Primeiro, que é muita soberba humana achar que estamos melhorando algo na natureza. Segundo, que o “melhoramento de campo nativo” pela adubação e introdução de espécies atua em um tipo de serviço ecossistêmico, o de provisão, sendo que, além dos serviços de provisão, temos diversos outros incluídos em serviços de regulação, serviços culturais e serviços de suporte. O “melhoramento” de campo nativo pela adubação e introdução de espécies melhora apenas um tipo de serviço ecossistêmico. Então como podemos chamar de “melhoramento” algo que melhora apenas um serviço ecossistêmico? Não é adequado.

Também quero ressaltar que não sou contra essas práticas nem quero que toda a metade sul do RS volte a ser campo nativo. Precisamos de lavouras, pastagens cultivadas e outros usos da terra, assim como de áreas com introdução de espécies e adubação, mas também conservar os campos em seu estado mais próximo ao natural. Assim eu faço o alerta de que é possível ter esses arranjos trabalhando juntos, como áreas conservadas de campo e parcelas com pastagens cultivadas ou mesmo introdução de espécies na vegetação nativa. O que é perigoso é fazer essas alterações em toda a área de uma propriedade e é perigoso tanto do ponto de vista ecossistêmico quanto do econômico. Algumas experiências mostraram que, em anos de eventos meteorológicos extremos, como em secas prolongadas essas áreas “resistiram” menos, prejudicando a produção animal. Em um cenário de adubações frequentes, as espécies utilizadoras de recursos competem com as conservadoras de recursos e vão substituindo essas últimas. Isso inicialmente proporciona maior produção animal via aumento de carga animal, mas pode se tornar um problema na era das mudanças climáticas.

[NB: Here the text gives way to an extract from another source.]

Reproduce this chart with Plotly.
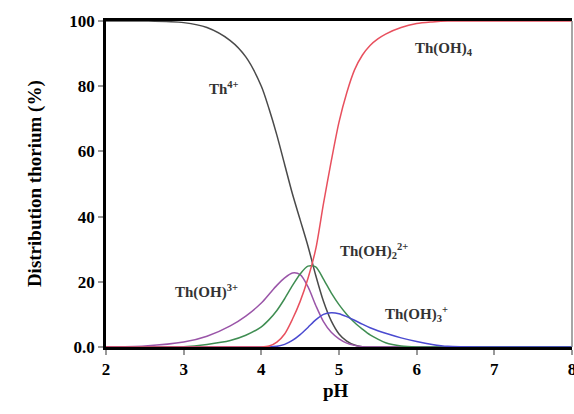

Finalmente, ainda como cientista, a nossa visão deve ser holística, incluindo um entendimento ecológico e agronômico para manejar esse recurso natural tão importante que são os campos nativos e que cumprem vários serviços ecossistêmicos. Nosso papel é projetar estratégias sustentáveis e eficientes para manejar esses ecossistemas pastoris visando melhorar não só um, mas múltiplos serviços ecossistêmicos que são fornecidos por esse ambiente heterogêneo. Grave é a substituição indiscriminada dos nossos campos do pampa por outros usos. Que tenhamos espaço para as lavouras, para as pastagens cultivadas, mas que também tenhamos espaço para nossos campos nativos conservados em seu estado mais próximo ao natural, aliado à sua vocação para a pecuária.